#### TASK INSTRUCTIONS:
All of the data should be repeated exactly; pictures are not part of the copy.
○ ○ ○ ○ ○
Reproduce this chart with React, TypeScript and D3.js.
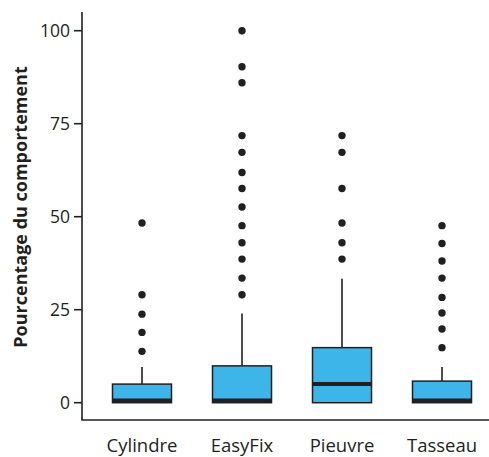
import React from "react";
import * as d3 from "d3";

const categories = ["Cylindre", "EasyFix", "Pieuvre", "Tasseau"];
const q1 = [0, 0, 0, 0];
const medians = [0.6, 0.6, 5.0, 0.6];
const q3 = [5.0, 9.9, 14.8, 5.8];
const whiskerLow = [0, 0, 0, 0];
const whiskerHigh = [9.6, 24.0, 33.3, 9.6];
const outliers = [
  [13.8, 18.9, 23.8, 29.0, 48.3],
  [29.0, 33.5, 38.6, 43.0, 47.6, 52.6, 57.6, 61.9, 67.3, 71.8, 86.0, 90.3, 100],
  [38.6, 43.0, 48.3, 57.6, 67.3, 71.8],
  [14.8, 19.8, 24.1, 28.3, 33.5, 38.1, 42.8, 47.6],
];
const yTicks = [0, 25, 50, 75, 100];

const W = 489;
const H = 457;
const ink = "#231f20";
const fill = "#3db5e9";
const font = "'Open Sans', 'Noto Sans', sans-serif";

export default function App() {
  const y = d3.scaleLinear().domain([0, 100]).range([402.7, 30.7]);
  const x = d3
    .scaleBand<string>()
    .domain(categories)
    .range([92, 492])
    .paddingInner(0.41)
    .paddingOuter(0.205);
  const bw = x.bandwidth();
  const axisX = 82;
  const axisY = 420;

  return (
    <svg
      width={W}
      height={H}
      style={{ position: "absolute", left: 0, top: 0 }}
      fontFamily={font}
    >
      <line x1={axisX} x2={axisX} y1={12} y2={axisY} stroke={ink} strokeWidth={1.6} />
      <line x1={axisX - 0.8} x2={489} y1={axisY} y2={axisY} stroke={ink} strokeWidth={1.6} />
      {yTicks.map((t) => (
        <g key={t}>
          <line x1={axisX - 8} x2={axisX} y1={y(t)} y2={y(t)} stroke={ink} strokeWidth={1.6} />
          <text
            x={axisX - 12}
            y={y(t)}
            dy="0.36em"
            textAnchor="end"
            fontSize={17.5}
            fill={ink}
          >
            {t}
          </text>
        </g>
      ))}
      <text
        transform={`translate(27, 207) rotate(-90)`}
        textAnchor="middle"
        fontSize={18}
        fontWeight="bold"
        fill={ink}
      >
        Pourcentage du comportement
      </text>
      {categories.map((c, i) => {
        const x0 = x(c)!;
        const cx = x0 + bw / 2;
        return (
          <g key={c}>
            <line x1={cx} x2={cx} y1={y(whiskerHigh[i])} y2={y(q3[i])} stroke={ink} strokeWidth={1.6} />
            <line x1={cx} x2={cx} y1={y(whiskerLow[i])} y2={y(q1[i])} stroke={ink} strokeWidth={1.6} />
            <rect
              x={x0}
              y={y(q3[i])}
              width={bw}
              height={y(q1[i]) - y(q3[i])}
              fill={fill}
              stroke={ink}
              strokeWidth={1.5}
            />
            <line
              x1={x0}
              x2={x0 + bw}
              y1={Math.min(y(medians[i]), y(q1[i]) - 2)}
              y2={Math.min(y(medians[i]), y(q1[i]) - 2)}
              stroke={ink}
              strokeWidth={4}
            />
            {outliers[i].map((o, j) => (
              <circle key={j} cx={cx} cy={y(o)} r={3.7} fill={ink} />
            ))}
            <text
              x={cx}
              y={452}
              textAnchor="middle"
              fontSize={18.5}
              fill={ink}
            >
              {c}
            </text>
          </g>
        );
      })}
    </svg>
  );
}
○ ○ ○ ○ ○
#### ANSWER TO THIS EXERCISE:
Reproduce this chart with React, TypeScript and D3.js.
import React from "react";
import * as d3 from "d3";

const categories = ["Cylindre", "EasyFix", "Pieuvre", "Tasseau"];
const q1 = [0, 0, 0, 0];
const medians = [0.6, 0.6, 5.0, 0.6];
const q3 = [5.0, 9.9, 14.8, 5.8];
const whiskerLow = [0, 0, 0, 0];
const whiskerHigh = [9.6, 24.0, 33.3, 9.6];
const outliers = [
  [13.8, 18.9, 23.8, 29.0, 48.3],
  [29.0, 33.5, 38.6, 43.0, 47.6, 52.6, 57.6, 61.9, 67.3, 71.8, 86.0, 90.3, 100],
  [38.6, 43.0, 48.3, 57.6, 67.3, 71.8],
  [14.8, 19.8, 24.1, 28.3, 33.5, 38.1, 42.8, 47.6],
];
const yTicks = [0, 25, 50, 75, 100];

const W = 489;
const H = 457;
const ink = "#231f20";
const fill = "#3db5e9";
const font = "'Open Sans', 'Noto Sans', sans-serif";

export default function App() {
  const y = d3.scaleLinear().domain([0, 100]).range([402.7, 30.7]);
  const x = d3
    .scaleBand<string>()
    .domain(categories)
    .range([92, 492])
    .paddingInner(0.41)
    .paddingOuter(0.205);
  const bw = x.bandwidth();
  const axisX = 82;
  const axisY = 420;

  return (
    <svg
      width={W}
      height={H}
      style={{ position: "absolute", left: 0, top: 0 }}
      fontFamily={font}
    >
      <line x1={axisX} x2={axisX} y1={12} y2={axisY} stroke={ink} strokeWidth={1.6} />
      <line x1={axisX - 0.8} x2={489} y1={axisY} y2={axisY} stroke={ink} strokeWidth={1.6} />
      {yTicks.map((t) => (
        <g key={t}>
          <line x1={axisX - 8} x2={axisX} y1={y(t)} y2={y(t)} stroke={ink} strokeWidth={1.6} />
          <text
            x={axisX - 12}
            y={y(t)}
            dy="0.36em"
            textAnchor="end"
            fontSize={17.5}
            fill={ink}
          >
            {t}
          </text>
        </g>
      ))}
      <text
        transform={`translate(27, 207) rotate(-90)`}
        textAnchor="middle"
        fontSize={18}
        fontWeight="bold"
        fill={ink}
      >
        Pourcentage du comportement
      </text>
      {categories.map((c, i) => {
        const x0 = x(c)!;
        const cx = x0 + bw / 2;
        return (
          <g key={c}>
            <line x1={cx} x2={cx} y1={y(whiskerHigh[i])} y2={y(q3[i])} stroke={ink} strokeWidth={1.6} />
            <line x1={cx} x2={cx} y1={y(whiskerLow[i])} y2={y(q1[i])} stroke={ink} strokeWidth={1.6} />
            <rect
              x={x0}
              y={y(q3[i])}
              width={bw}
              height={y(q1[i]) - y(q3[i])}
              fill={fill}
              stroke={ink}
              strokeWidth={1.5}
            />
            <line
              x1={x0}
              x2={x0 + bw}
              y1={Math.min(y(medians[i]), y(q1[i]) - 2)}
              y2={Math.min(y(medians[i]), y(q1[i]) - 2)}
              stroke={ink}
              strokeWidth={4}
            />
            {outliers[i].map((o, j) => (
              <circle key={j} cx={cx} cy={y(o)} r={3.7} fill={ink} />
            ))}
            <text
              x={cx}
              y={452}
              textAnchor="middle"
              fontSize={18.5}
              fill={ink}
            >
              {c}
            </text>
          </g>
        );
      })}
    </svg>
  );
}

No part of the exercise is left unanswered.